To do so, EGAS is circumventing paying dues to foreign partners by encouraging them to produce gas from Egyptian fields, the official added.
The official noted that Egyptian gas price currently does not exceed $3 per million BTUs.
Importing LNG will cost the state over $12bn over the next four years. Although the state is unable to pay back its dues for foreign partners, totaling $6bn, it is encouraging these companies to increase their production of gas from Egyptian fields.
Government efforts to negotiate with international banks to repay $1.5bn of this debt will not solve the problem, especially so given the debt will only increase again over a few months. The government had negotiated paying back a part of its debt (worth $1.5bn), yet over the course of 5 months it accrued the same amount in debt.
Gas shortages are predicted to rise to approximately 1.3bn cubic feet of gas per day during the current fiscal year, with average gas production not to exceed 5.03b cubic feet per day. The gas shortages are due to the slowdown of interest by foreign partners to develop and explore wells in Egypt. The country’s actual need for gas totals approximately 6.4b cubic feet per day, said the official.

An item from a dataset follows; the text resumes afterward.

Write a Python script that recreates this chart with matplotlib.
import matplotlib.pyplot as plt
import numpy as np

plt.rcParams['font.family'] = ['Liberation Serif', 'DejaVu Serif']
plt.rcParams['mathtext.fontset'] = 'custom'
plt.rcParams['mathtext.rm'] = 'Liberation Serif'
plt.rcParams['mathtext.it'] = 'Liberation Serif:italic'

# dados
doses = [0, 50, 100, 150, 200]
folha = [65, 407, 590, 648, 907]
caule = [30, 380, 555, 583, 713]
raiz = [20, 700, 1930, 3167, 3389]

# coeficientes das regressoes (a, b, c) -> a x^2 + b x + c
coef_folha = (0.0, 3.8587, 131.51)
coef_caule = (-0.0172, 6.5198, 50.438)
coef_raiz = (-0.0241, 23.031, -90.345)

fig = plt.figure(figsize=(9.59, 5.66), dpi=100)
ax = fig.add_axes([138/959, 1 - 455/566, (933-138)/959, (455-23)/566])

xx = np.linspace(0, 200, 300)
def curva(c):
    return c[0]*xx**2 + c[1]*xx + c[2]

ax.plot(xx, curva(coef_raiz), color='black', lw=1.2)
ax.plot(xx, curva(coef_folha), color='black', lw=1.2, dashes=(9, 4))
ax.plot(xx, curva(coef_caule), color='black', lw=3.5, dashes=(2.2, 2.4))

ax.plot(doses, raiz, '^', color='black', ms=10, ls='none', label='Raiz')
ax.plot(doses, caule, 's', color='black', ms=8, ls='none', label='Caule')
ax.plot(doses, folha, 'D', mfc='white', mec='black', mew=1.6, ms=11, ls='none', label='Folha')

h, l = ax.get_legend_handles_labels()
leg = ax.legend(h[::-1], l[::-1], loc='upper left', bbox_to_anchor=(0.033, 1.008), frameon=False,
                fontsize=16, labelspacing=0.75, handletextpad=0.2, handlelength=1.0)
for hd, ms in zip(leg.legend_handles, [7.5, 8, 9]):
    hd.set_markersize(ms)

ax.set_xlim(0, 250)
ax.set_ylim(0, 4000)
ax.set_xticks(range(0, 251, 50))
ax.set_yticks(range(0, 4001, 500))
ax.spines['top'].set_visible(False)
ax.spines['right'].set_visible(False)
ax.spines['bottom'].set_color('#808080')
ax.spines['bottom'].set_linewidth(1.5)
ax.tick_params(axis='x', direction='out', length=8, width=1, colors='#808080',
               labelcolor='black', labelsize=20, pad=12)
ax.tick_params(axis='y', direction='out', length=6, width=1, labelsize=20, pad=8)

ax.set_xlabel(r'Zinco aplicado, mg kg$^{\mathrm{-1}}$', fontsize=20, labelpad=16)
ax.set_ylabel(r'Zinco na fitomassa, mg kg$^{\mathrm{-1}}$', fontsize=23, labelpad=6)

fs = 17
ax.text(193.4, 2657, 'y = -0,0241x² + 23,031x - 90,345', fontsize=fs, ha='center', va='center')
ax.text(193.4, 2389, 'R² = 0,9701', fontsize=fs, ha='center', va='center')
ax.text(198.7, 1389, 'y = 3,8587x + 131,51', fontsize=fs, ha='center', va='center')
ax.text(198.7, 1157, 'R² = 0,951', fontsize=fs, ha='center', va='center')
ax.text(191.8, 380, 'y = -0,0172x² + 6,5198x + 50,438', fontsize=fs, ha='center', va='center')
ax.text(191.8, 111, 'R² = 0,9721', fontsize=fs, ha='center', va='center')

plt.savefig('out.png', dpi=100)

The Ministry of Petroleum predicts that the natural gas deficit will reach about 2.4bn cubic feet per day during the fiscal year 2017/2018. The prediction comes in contradiction to earlier statements by the government that the crisis will end by that time.
The government is currently preparing to launch an international tender worth $12bn for the import of gas for power plants over the next four years, according to the EGAS official.
He added that the government plans to add about 1.8bn feet of gas production by year’s end, to add approximately 600m cubic feet of gas to the national network. The rest of the amount will be used to compensate for the natural attrition of fields, given that domestic production of Egyptian gas has reached 4.7bn cubic feet per day.
He stressed that there is no substitute for rationing electricity consumption – even if there is availability at fuel stations . Production decreases as a result of rising temperatures, and many fuel stations are operating at an efficiency of just 42% or less , wasting fuel.
The power plants will need to use about 80% of Egyptian gas production during the current fiscal year.
He added that the blackouts will continue at the same rates until 2018, despite the import of LNG. The state budget cannot afford to import more than 500m cubic feet per day, with the petroleum sector bearing the financial burden in light of the Ministry of Finance’s inability to manage liquidity, according to the official.